[Figure scripts]
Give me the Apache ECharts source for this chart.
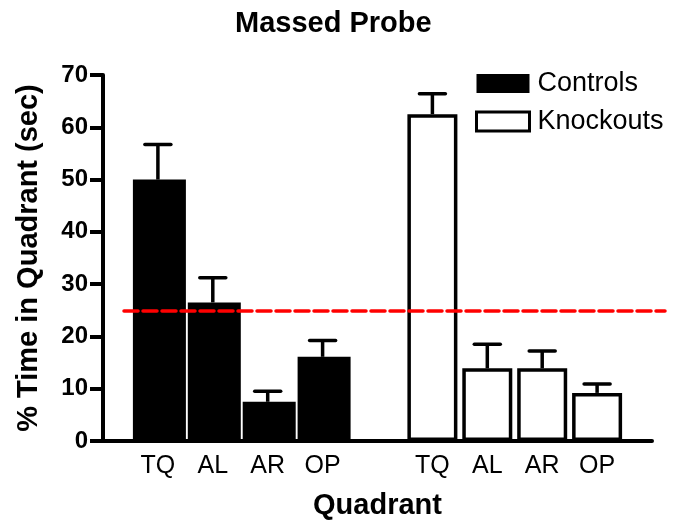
<!DOCTYPE html>
<html>
<head>
<meta charset="utf-8">
<script src="https://cdn.jsdelivr.net/npm/echarts@6/dist/echarts.min.js"></script>
<style>
* { margin: 0; padding: 0; }
body { background: #fff; }
#chart { width: 678px; height: 521px; }
</style>
</head>
<body>
<div id="chart"></div>
<script>
// quadrant labels and slots on the category axis (empty slots = gaps)
const categories = ['', 'TQ', 'AL', 'AR', 'OP', '', 'TQ', 'AL', 'AR', 'OP', '']
const controlsIdx = [1, 2, 3, 4]
const knockoutsIdx = [6, 7, 8, 9]
// mean % time and SEM (upper error only)
const controls = [50.0, 26.5, 7.5, 16.1]
const controlsErr = [6.7, 4.7, 2.0, 3.1]
const knockouts = [62.5, 13.9, 13.9, 9.2]
const knockoutsErr = [3.9, 4.6, 3.3, 1.7]
const chanceLevel = 25
const yTicks = { min: 0, max: 70, interval: 10 }

const font = "'Liberation Sans', Arial, sans-serif"

const chart = echarts.init(document.getElementById('chart'))

function errData(idx, vals, errs) {
    return idx.map((x, i) => [x, vals[i], vals[i] + errs[i]])
}

function renderErr(params, api) {
    const base = api.coord([api.value(0), api.value(1)])
    const top = api.coord([api.value(0), api.value(2)])
    const style = { stroke: '#000', lineWidth: 3.5, lineCap: 'round' }
    return {
        type: 'group',
        children: [
            { type: 'line', shape: { x1: base[0], y1: base[1], x2: top[0], y2: top[1] }, style: { stroke: '#000', lineWidth: 3.5 } },
            { type: 'line', shape: { x1: top[0] - 13, y1: top[1], x2: top[0] + 13, y2: top[1] }, style: style }
        ]
    }
}

chart.setOption({
    animation: false,
    textStyle: { fontFamily: font },
    title: {
        text: 'Massed Probe',
        left: 230,
        top: 4,
        textStyle: { fontFamily: font, fontWeight: 'bold', fontSize: 29, color: '#000' }
    },
    legend: {
        orient: 'vertical',
        left: 475,
        top: 70,
        padding: 0,
        itemWidth: 53,
        itemHeight: 19,
        itemGap: 11,
        icon: 'rect',
        selectedMode: false,
        textStyle: { fontFamily: font, fontSize: 27, color: '#000', padding: [0, 0, 0, 3] },
        data: [
            { name: 'Controls', itemStyle: { color: '#000', borderWidth: 0 } },
            { name: 'Knockouts', itemStyle: { color: '#fff', borderColor: '#000', borderWidth: 3 } }
        ]
    },
    grid: { left: 103, right: 26, top: 75, bottom: 80, containLabel: false, outerBoundsMode: 'none' },
    xAxis: {
        type: 'category',
        data: categories,
        boundaryGap: false,
        name: 'Quadrant',
        nameLocation: 'middle',
        nameGap: 50,
        nameTextStyle: { fontFamily: font, fontWeight: 'bold', fontSize: 29, color: '#000' },
        axisLine: { lineStyle: { color: '#000', width: 4 } },
        axisTick: { show: false },
        axisLabel: { interval: 0, margin: 13, fontFamily: font, fontSize: 25, color: '#000' },
        splitLine: { show: false }
    },
    yAxis: {
        type: 'value',
        min: yTicks.min,
        max: yTicks.max,
        interval: yTicks.interval,
        name: '% Time in Quadrant (sec)',
        nameLocation: 'middle',
        nameGap: 60,
        nameTextStyle: { fontFamily: font, fontWeight: 'bold', fontSize: 29, color: '#000' },
        axisLine: { show: true, lineStyle: { color: '#000', width: 4 } },
        axisTick: { show: true, length: 13, lineStyle: { color: '#000', width: 4 } },
        axisLabel: { margin: 15, fontFamily: font, fontWeight: 'bold', fontSize: 24, color: '#000' },
        splitLine: { show: false }
    },
    series: [
        {
            name: 'Controls',
            type: 'bar',
            barWidth: 53,
            barGap: '-100%',
            itemStyle: { color: '#000' },
            data: controlsIdx.map((x, i) => [x, controls[i]]),
            markLine: {
                silent: true,
                symbol: 'none',
                label: { show: false },
                lineStyle: { color: '#ff0000', width: 3.5, type: [14, 5], cap: 'round' },
                data: [[{ x: 124, yAxis: chanceLevel }, { x: 665, yAxis: chanceLevel }]],
                z: 10
            }
        },
        {
            name: 'Knockouts',
            type: 'bar',
            barWidth: 50,
            barGap: '-100%',
            itemStyle: { color: '#fff', borderColor: '#000', borderWidth: 3.5 },
            data: knockoutsIdx.map((x, i) => [x, knockouts[i]])
        },
        {
            type: 'custom',
            renderItem: renderErr,
            encode: { x: 0, y: [1, 2] },
            z: 5,
            data: errData(controlsIdx, controls, controlsErr)
        },
        {
            type: 'custom',
            renderItem: renderErr,
            encode: { x: 0, y: [1, 2] },
            z: 5,
            data: errData(knockoutsIdx, knockouts, knockoutsErr)
        }
    ]
})
</script>
</body>
</html>
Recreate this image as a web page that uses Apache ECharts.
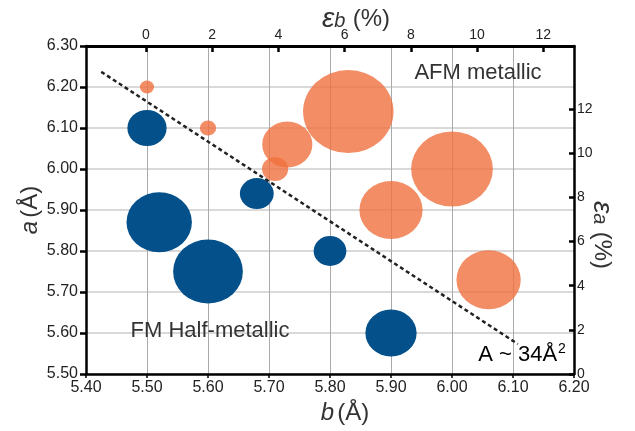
<!DOCTYPE html>
<html><head><meta charset="utf-8">
<script src="https://cdn.jsdelivr.net/npm/echarts@6/dist/echarts.min.js"></script>
<style>html,body{margin:0;padding:0;background:#fff}#c{width:635px;height:431px}</style>
</head><body><div id="c"></div>
<script>
// AFM metallic bubbles: b (Å), a (Å), bubble magnitude
const afmB = [5.50, 5.60, 5.73, 5.71, 5.83, 6.00, 5.90, 6.06];
const afmA = [6.20, 6.10, 6.06, 6.00, 6.14, 6.00, 5.90, 5.73];
const afmSize = [13, 15, 46, 24, 83, 75, 58, 59];
// FM half-metallic bubbles
const fmB = [5.50, 5.52, 5.60, 5.68, 5.80, 5.90];
const fmA = [6.10, 5.87, 5.75, 5.94, 5.80, 5.60];
const fmSize = [36, 60, 64, 31, 30, 47];
// A ~ 34 Å² guide line endpoints
const lineB = [5.425, 6.108];
const lineA = [6.237, 5.573];
// axis ranges / ticks
const bRange = [5.40, 6.20];
const aRange = [5.50, 6.30];
const epsBRange = [-1.81, 12.93];
const epsARange = [0, 14.86];
const epsTicks = [0, 2, 4, 6, 8, 10, 12];

const FONT = 'Liberation Sans';
const chart = echarts.init(document.getElementById('c'), null, {renderer: 'canvas'});
const zip3 = (xs, ys, ss) => xs.map((x, i) => [x, ys[i], ss[i]]);
const sizeFn = v => [v[2] * 1.09, v[2]];

const option = {
  backgroundColor: '#fff',
  animation: false,
  textStyle: {fontFamily: FONT},
  grid: {left: 86, right: 61, top: 46, bottom: 57, containLabel: false, outerBoundsMode: 'none'},
  xAxis: [{
    type: 'value', position: 'bottom', min: bRange[0], max: bRange[1], interval: 0.1,
    axisLine: {onZero: false, lineStyle: {color: '#000', width: 2.5}},
    axisTick: {inside: false, length: 4, lineStyle: {color: '#000', width: 1.5}},
    axisLabel: {formatter: v => v.toFixed(2), fontSize: 16, color: '#222', margin: 6, fontFamily: FONT},
    splitLine: {show: true, lineStyle: {color: '#aaa', width: 1}},
    name: '{i|b} {n|(Å)}', nameLocation: 'middle', nameGap: 27, nameMoveOverlap: false,
    nameTextStyle: {padding: [0, 0, 0, 30], rich: {
      i: {fontStyle: 'italic', fontSize: 24, color: '#333', fontFamily: FONT},
      n: {fontSize: 24, color: '#333', fontFamily: FONT}}}
  }, {
    type: 'value', position: 'top', min: epsBRange[0], max: epsBRange[1],
    axisLine: {onZero: false, lineStyle: {color: '#000', width: 3}},
    axisTick: {inside: true, length: 6, customValues: epsTicks, lineStyle: {color: '#000', width: 2.5}},
    axisLabel: {customValues: epsTicks, fontSize: 14, color: '#222', margin: 4, fontFamily: FONT},
    splitLine: {show: false},
    name: '{e|ε}{s|b} {n|(%)}', nameLocation: 'middle', nameGap: 13, nameMoveOverlap: false,
    nameTextStyle: {padding: [0, 0, 0, 52], rich: {
      e: {fontStyle: 'italic', fontSize: 28, color: '#333', fontFamily: FONT},
      s: {fontStyle: 'italic', fontSize: 20, color: '#333', fontFamily: FONT, padding: [4, 4, 0, 0]},
      n: {fontSize: 24, color: '#333', fontFamily: FONT}}}
  }],
  yAxis: [{
    type: 'value', position: 'left', min: aRange[0], max: aRange[1], interval: 0.1,
    axisLine: {onZero: false, lineStyle: {color: '#000', width: 2.5}},
    axisTick: {inside: false, length: 6, lineStyle: {color: '#000', width: 2.5}},
    axisLabel: {formatter: v => v.toFixed(2), fontSize: 16, color: '#222', margin: 8, fontFamily: FONT},
    splitLine: {show: true, lineStyle: {color: '#ccc', width: 1.5}},
    name: '{i|a} {n|(Å)}', nameLocation: 'middle', nameGap: 44, nameRotate: 90, nameMoveOverlap: false,
    nameTextStyle: {rich: {
      i: {fontStyle: 'italic', fontSize: 24, color: '#333', fontFamily: FONT},
      n: {fontSize: 24, color: '#333', fontFamily: FONT}}}
  }, {
    type: 'value', position: 'right', min: epsARange[0], max: epsARange[1],
    axisLine: {onZero: false, lineStyle: {color: '#000', width: 2.5}},
    axisTick: {inside: true, length: 5, customValues: epsTicks, lineStyle: {color: '#000', width: 2.5}},
    axisLabel: {customValues: epsTicks, fontSize: 14, color: '#222', margin: 3, fontFamily: FONT},
    splitLine: {show: false},
    name: '{e|ε}{s|a} {n|(%)}', nameLocation: 'middle', nameGap: 14, nameRotate: -90, nameMoveOverlap: false,
    nameTextStyle: {padding: [0, 0, 0, 50], rich: {
      e: {fontStyle: 'italic', fontSize: 28, color: '#333', fontFamily: FONT},
      s: {fontStyle: 'italic', fontSize: 20, color: '#333', fontFamily: FONT, padding: [4, 4, 0, 0]},
      n: {fontSize: 24, color: '#333', fontFamily: FONT}}}
  }],
  series: [{
    name: 'AFM metallic', type: 'scatter', xAxisIndex: 0, yAxisIndex: 0,
    data: zip3(afmB, afmA, afmSize), symbolSize: sizeFn,
    itemStyle: {color: '#F0703F', opacity: 0.8}, z: 2
  }, {
    name: 'FM Half-metallic', type: 'scatter', xAxisIndex: 0, yAxisIndex: 0,
    data: zip3(fmB, fmA, fmSize), symbolSize: sizeFn,
    itemStyle: {color: '#03508A', opacity: 1}, z: 3
  }, {
    name: 'A ~ 34', type: 'line', xAxisIndex: 0, yAxisIndex: 0,
    data: lineB.map((b, i) => [b, lineA[i]]), symbol: 'none',
    lineStyle: {color: '#222', width: 2.5, type: [4, 3]}, z: 5
  }],
  graphic: [
    {type: 'text', x: 478, y: 73, z: 10, style: {text: 'AFM metallic', fontSize: 22, fontFamily: FONT, fill: '#333', align: 'center', verticalAlign: 'middle'}},
    {type: 'text', x: 210, y: 331, z: 10, style: {text: 'FM Half-metallic', fontSize: 22, fontFamily: FONT, fill: '#333', align: 'center', verticalAlign: 'middle'}},
    {type: 'text', x: 522, y: 355, z: 10, style: {text: '{n|A ~ 34Å}{s|2}', fontFamily: FONT, align: 'center', verticalAlign: 'middle',
      rich: {n: {fontSize: 22, color: '#333', fontFamily: FONT}, s: {fontSize: 14, color: '#333', fontFamily: FONT, padding: [0, 0, 12, 1]}}}}
  ]
};
chart.setOption(option);
</script>
</body></html>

WHAT IS ASKED
Your task is to restate word for word the lines from the top of the data to the line containing "const chart = echarts.init(document.getElementById('chart'))", both ends included, with every picture left out.

RESULT
Give me the Apache ECharts source for this chart.
<!DOCTYPE html>
<html>
<head>
<meta charset="utf-8">
<script src="https://cdn.jsdelivr.net/npm/echarts@6/dist/echarts.min.js"></script>
<style>
* { margin: 0; padding: 0; }
body { background: #fff; }
#chart { width: 678px; height: 521px; }
</style>
</head>
<body>
<div id="chart"></div>
<script>
// quadrant labels and slots on the category axis (empty slots = gaps)
const categories = ['', 'TQ', 'AL', 'AR', 'OP', '', 'TQ', 'AL', 'AR', 'OP', '']
const controlsIdx = [1, 2, 3, 4]
const knockoutsIdx = [6, 7, 8, 9]
// mean % time and SEM (upper error only)
const controls = [50.0, 26.5, 7.5, 16.1]
const controlsErr = [6.7, 4.7, 2.0, 3.1]
const knockouts = [62.5, 13.9, 13.9, 9.2]
const knockoutsErr = [3.9, 4.6, 3.3, 1.7]
const chanceLevel = 25
const yTicks = { min: 0, max: 70, interval: 10 }

const font = "'Liberation Sans', Arial, sans-serif"

const chart = echarts.init(document.getElementById('chart'))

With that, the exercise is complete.